**Problem requirements:**
Nothing outside the range from the line with "Output the Python" to the line with "import plotly.graph_objects as go" belongs in the copy, and no pictures do either; repeat that range exactly.

************

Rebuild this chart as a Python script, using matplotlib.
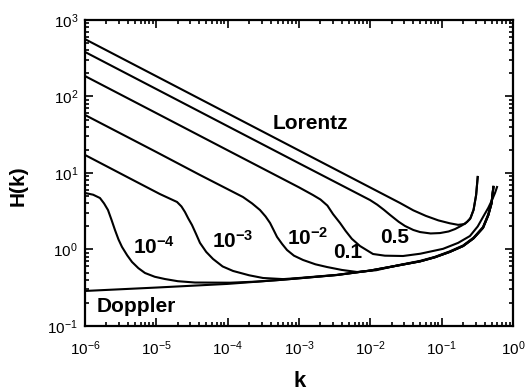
import matplotlib
matplotlib.use("Agg")
import matplotlib.pyplot as plt
from matplotlib.ticker import LogLocator, NullFormatter

plt.rcParams['font.family'] = 'Liberation Sans'
plt.rcParams['mathtext.fontset'] = 'custom'
plt.rcParams['mathtext.rm'] = 'Liberation Sans'
plt.rcParams['mathtext.bf'] = 'Liberation Sans:bold'

k_lor = [1e-6, 1e-5, 1e-4, 1e-3, 1e-2, 0.026, 0.04, 0.06, 0.09, 0.13, 0.17, 0.21, 0.25, 0.28, 0.304, 0.32]
H_lor = [562, 184, 60.2, 19.7, 6.45, 4.06, 3.25, 2.75, 2.4, 2.2, 2.1, 2.15, 2.5, 3.3, 5.15, 8.87]

k_05 = [1e-6, 1e-5, 1e-4, 1e-3, 9.9e-3, 0.0125, 0.0155, 0.0189, 0.025, 0.0306, 0.04, 0.0498, 0.07,
        0.0949, 0.125, 0.154, 0.19, 0.227, 0.255, 0.28, 0.304, 0.32]
H_05 = [382, 125, 40.9, 13.4, 4.43, 3.85, 3.3, 2.83, 2.3, 2.03, 1.8, 1.69, 1.62,
        1.64, 1.72, 1.85, 2.05, 2.29, 2.6, 3.3, 5.15, 8.87]

k_01 = [1e-6, 1e-5, 1e-4, 1e-3, 1.57e-3, 2.0e-3, 2.5e-3, 3.0e-3, 3.76e-3, 4.5e-3, 5.5e-3, 7.16e-3,
        0.0109, 0.016, 0.0287, 0.05, 0.1045, 0.17, 0.249, 0.32, 0.38, 0.45, 0.508, 0.56, 0.597]
H_01 = [185, 60.6, 19.8, 6.49, 5.15, 4.5, 3.75, 2.9, 2.22, 1.75, 1.38, 1.11,
        0.873, 0.83, 0.822, 0.88, 1.02, 1.22, 1.50, 2.0, 2.66, 3.5, 4.43, 5.5, 6.56]

k_e2 = [1e-6, 1e-5, 4.09e-5, 1.64e-4, 2.2e-4, 2.84e-4, 3.4e-4, 3.93e-4, 4.4e-4, 4.92e-4, 5.8e-4,
        6.79e-4, 8.5e-4, 1.14e-3, 1.7e-3, 2.47e-3, 4e-3, 6.5e-3, 0.012, 0.025, 0.05, 0.08, 0.13,
        0.2, 0.28, 0.38, 0.45, 0.5, 0.535]
H_e2 = [57.3, 18.8, 9.42, 4.85, 4.0, 3.28, 2.7, 2.22, 1.8, 1.46, 1.18,
        0.984, 0.83, 0.729, 0.64, 0.59, 0.54, 0.508, 0.535, 0.625, 0.71, 0.80, 0.945,
        1.13, 1.43, 1.97, 2.9, 4.2, 6.6]

k_e3 = [1e-6, 4.28e-6, 1.12e-5, 1.95e-5, 2.25e-5, 2.52e-5, 2.8e-5, 3.16e-5, 3.6e-5, 4.09e-5, 5e-5,
        6.23e-5, 8.5e-5, 1.19e-4, 2e-4, 3.13e-4, 6e-4, 1.03e-3, 3.41e-3, 0.01, 0.025, 0.05, 0.08,
        0.13, 0.2, 0.28, 0.38, 0.45, 0.5, 0.53]
H_e3 = [17.2, 8.47, 5.31, 4.18, 3.65, 3.09, 2.55, 2.09, 1.6, 1.22, 0.93,
        0.752, 0.6, 0.524, 0.46, 0.424, 0.41, 0.425, 0.466, 0.532, 0.622, 0.70, 0.79,
        0.93, 1.11, 1.4, 1.92, 2.8, 4.0, 6.56]

k_e4 = [1e-6, 1.3e-6, 1.62e-6, 1.85e-6, 2.10e-6, 2.35e-6, 2.63e-6, 2.95e-6, 3.30e-6, 3.9e-6, 4.56e-6,
        5.6e-6, 6.93e-6, 9.5e-6, 1.32e-5, 2e-5, 3.48e-5, 1.08e-4, 2.5e-4, 5.42e-4, 1e-3, 3.41e-3,
        0.01, 0.025, 0.05, 0.08, 0.13, 0.2, 0.28, 0.38, 0.45, 0.5, 0.53]
H_e4 = [5.48, 5.2, 4.71, 4.0, 3.28, 2.45, 1.80, 1.35, 1.08, 0.84, 0.687,
        0.57, 0.493, 0.44, 0.411, 0.385, 0.37, 0.368, 0.38, 0.40, 0.42, 0.464,
        0.53, 0.62, 0.70, 0.79, 0.93, 1.11, 1.4, 1.92, 2.8, 4.0, 6.56]

k_dop = [1e-6, 1e-5, 1e-4, 5.42e-4, 1e-3, 3.41e-3, 0.01, 0.025, 0.05, 0.08, 0.13, 0.2, 0.28, 0.38,
         0.45, 0.5, 0.53]
H_dop = [0.287, 0.318, 0.355, 0.40, 0.42, 0.464, 0.53, 0.62, 0.70, 0.79, 0.93, 1.11, 1.4, 1.92,
         2.8, 4.0, 6.56]

curves = [(k_lor, H_lor), (k_05, H_05), (k_01, H_01), (k_e2, H_e2),
          (k_e3, H_e3), (k_e4, H_e4), (k_dop, H_dop)]

fig = plt.figure(figsize=(5.26, 3.92), dpi=100)
ax = fig.add_axes([0.1616, 0.1684, 0.8137, 0.7806])

for kk, hh in curves:
    ax.plot(kk, hh, color='black', lw=1.5, solid_joinstyle='round')

ax.set_xscale('log')
ax.set_yscale('log')
ax.set_xlim(1e-6, 1)
ax.set_ylim(1e-1, 1e3)

ax.xaxis.set_major_locator(LogLocator(base=10, numticks=10))
ax.yaxis.set_major_locator(LogLocator(base=10, numticks=10))
ax.xaxis.set_minor_locator(LogLocator(base=10, subs=range(2, 10), numticks=20))
ax.yaxis.set_minor_locator(LogLocator(base=10, subs=range(2, 10), numticks=20))
ax.xaxis.set_minor_formatter(NullFormatter())
ax.yaxis.set_minor_formatter(NullFormatter())

ax.tick_params(which='both', direction='in', top=True, right=True, width=1.2, labelsize=11)
ax.tick_params(which='major', length=6)
ax.tick_params(which='minor', length=3)
ax.tick_params(axis='x', which='major', pad=10)
ax.tick_params(axis='y', which='major', pad=5)
for s in ax.spines.values():
    s.set_linewidth(1.6)

ax.set_xlabel('k', fontsize=16, fontweight='bold')
ax.set_ylabel('H(k)', fontsize=15, fontweight='bold')
ax.xaxis.set_label_coords(0.502, -0.147)
ax.yaxis.set_label_coords(-0.134, 0.457)

lab = dict(fontsize=15, fontweight='bold', ha='left', va='baseline')
ax.text(4.3e-4, 37.6, 'Lorentz', **lab)
ax.text(1.47e-6, 0.152, 'Doppler', **lab)
ax.text(4.7e-6, 0.873, r'$\mathbf{10^{-4}}$', **lab)
ax.text(6.0e-5, 1.05, r'$\mathbf{10^{-3}}$', **lab)
ax.text(6.8e-4, 1.15, r'$\mathbf{10^{-2}}$', **lab)
ax.text(3.0e-3, 0.775, '0.1', **lab)
ax.text(1.367e-2, 1.22, '0.5', **lab)

fig.savefig('out.png', dpi=100)
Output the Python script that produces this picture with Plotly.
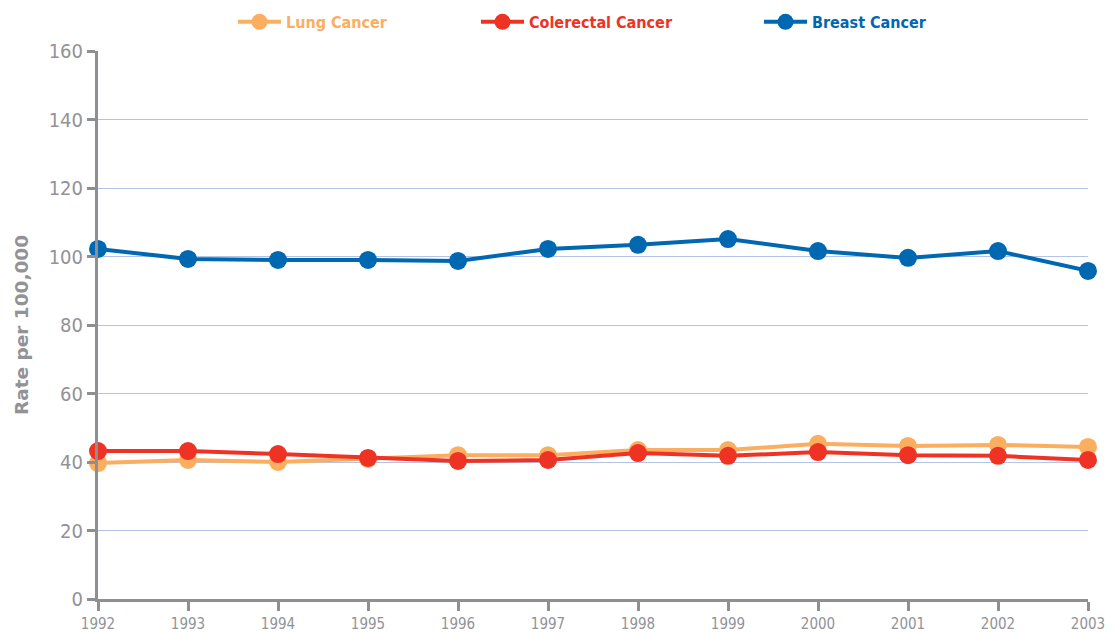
import plotly.graph_objects as go

years = [1992, 1993, 1994, 1995, 1996, 1997, 1998, 1999, 2000, 2001, 2002, 2003]
lung = [39.7, 40.6, 40.0, 40.9, 42.0, 42.0, 43.5, 43.5, 45.3, 44.7, 45.0, 44.4]
colorectal = [43.2, 43.2, 42.3, 41.2, 40.3, 40.6, 42.6, 41.8, 42.9, 42.0, 41.8, 40.6]
breast = [102.2, 99.3, 99.0, 99.0, 98.7, 102.2, 103.4, 105.1, 101.6, 99.6, 101.6, 95.8]

# name, values, colour, legend id, legend x position (paper coords)
series = [
    ("Lung Cancer", lung, "#FBAE5F", "legend", 0.1364),
    ("Colerectal Cancer", colorectal, "#EE3325", "legend2", 0.3818),
    ("Breast Cancer", breast, "#0067B1", "legend3", 0.6677),
]

AXIS_GRAY = "#8E8E93"
TEXT_GRAY = "#929297"
TICK_FONT = "DejaVu Sans Condensed, DejaVu Sans, sans-serif"

fig = go.Figure()
legend_layout = {}
for name, values, color, legend_id, lx in series:
    fig.add_trace(go.Scatter(
        x=years,
        y=values,
        mode="lines+markers",
        name=f"<b>{name}</b>",
        legend=legend_id,
        line=dict(color=color, width=4),
        marker=dict(color=color, size=18),
        cliponaxis=False,
    ))
    legend_layout[legend_id] = dict(
        orientation="h",
        x=lx, xanchor="left",
        y=1.053, yanchor="middle",
        font=dict(family=TICK_FONT, size=16, color=color),
        itemwidth=43,
        bgcolor="rgba(0,0,0,0)",
    )

fig.update_layout(
    width=1114,
    height=632,
    margin=dict(l=98, r=26, t=51, b=33, autoexpand=False),
    paper_bgcolor="white",
    plot_bgcolor="white",
    showlegend=True,
    **legend_layout,
    xaxis=dict(
        range=[1992, 2003],
        tickmode="array",
        tickvals=years,
        ticktext=[str(y) for y in years],
        showgrid=False,
        zeroline=False,
        showline=True,
        linecolor=AXIS_GRAY,
        linewidth=3,
        ticks="outside",
        ticklen=9,
        tickwidth=3,
        tickcolor=AXIS_GRAY,
        tickfont=dict(family=TICK_FONT, size=15, color=TEXT_GRAY),
    ),
    yaxis=dict(
        range=[0, 160],
        dtick=20,
        showgrid=True,
        gridcolor="#B3C5E6",
        gridwidth=1,
        zeroline=False,
        showline=True,
        linecolor=AXIS_GRAY,
        linewidth=3,
        ticks="outside",
        ticklen=8,
        tickwidth=3,
        tickcolor=AXIS_GRAY,
        tickfont=dict(family=TICK_FONT, size=20, color=TEXT_GRAY),
        title=dict(
            text="<b>Rate per 100,000</b>",
            font=dict(family="DejaVu Sans, sans-serif", size=18.5, color=TEXT_GRAY),
            standoff=16,
        ),
    ),
)

fig.write_html("out.html")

************

**Result of the task:**
Output the Python script that produces this picture with Plotly.
import plotly.graph_objects as go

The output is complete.